Tourné dans un quartier ancien de Séoul, Seochon, le film présente une ville calme, au charme discret mais pénétrant. Au fil des minutes, le parc Sajik et ses barrières rouges deviennent un endroit familier où l'on aimerait flâner pour de vrai, tout comme on souhaiterait bouquiner dans la petite librairie d'occasion aperçue plusieurs fois. Enfin et surtout, on rêve d'errer sur les hauteurs du Mont Inwang, le long d'un mur d'enceinte fortifié datant de l'ancienne capitale et désormais promenade choyée des Coréens. Dans le film, c'est un endroit d'engueulades sous les brumes printanières autant que de désespoir au coucher de soleil, un lieu de baisers tendres sur les marches d'un temple autant que de discussions amusantes à propos de drapeaux qui flottent au vent. C'est décidé, l'année prochaine on part à Séoul.

4/ Parce que c'est une ode à la picole

« Quand je suis en groupe, avec mes collègues ou après une projection, je n'aime pas voir tout le monde se diviser en petits groupes et parler sans arrêt entre eux. Ce que je fais du coup, c'est que je propose un jeu d'alcool pour qu'on picole tous ensemble. Si le jeu tient une heure, la plupart des gens sont tous bourrés et on n'a plus besoin de parler. » Voici ce que raconte le réalisateur dans un entretien donné à So Film. Il faut dire que Hong Sang-soo ne rigole pas avec la murge. Ancien alcoolique, il a gardé un sacré penchant pour le soju et passe son temps à filmer des gens saouls dans des bars, au restaurant, dans la rue. 'Haewon et les hommes' n'échappe pas à la règle, même si on ne compte qu'une seule scène de beuverie collective. Ces séquences sont souvent l'occasion de franche rigolade, de confessions soudaines ou de dialogues insolites. Un film qui donne envie de boire ne peut pas être un mauvais film, n'est-ce pas ?
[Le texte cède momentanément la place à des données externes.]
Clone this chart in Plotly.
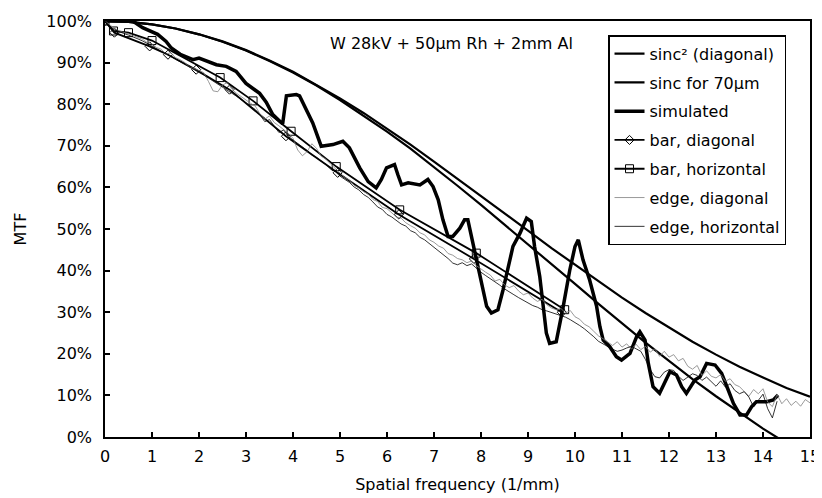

5/ Parce que c'est un film qui donne envie de faire du cinéma

Toute la filmographie de Hong Sang-soo est la preuve par l'exemple qu'on peut faire du grand cinéma avec une économie de moyens qui frise le néant. Beaucoup de spectateurs se méprendront sans doute sur l'amateurisme apparent de la réalisation, faite de zooms et dézooms étranges, de panoramiques old school, de plans-séquences fixes et longs, alors que la répétition de ces figures de mise en scène fait écho à la répétition des intrigues. Au détour d'un mouvement de caméra sur un mégot encore fumant, ou en laissant traîner la caméra sur un plan simple déserté par les personnages, le cinéaste installe une langueur à la fois triste et agréable, tout un univers invisible qui reste à découvrir une fois la projection terminée. Sans début ni fin véritables, les films de Hong Sang-soo sont autant des parenthèses que des cycles voués à perdurer sans que notre regard porté sur eux les rendent réels, et le spectateur emporte avec lui le mystère de la charmante Haewon encore longtemps après l'avoir croisée.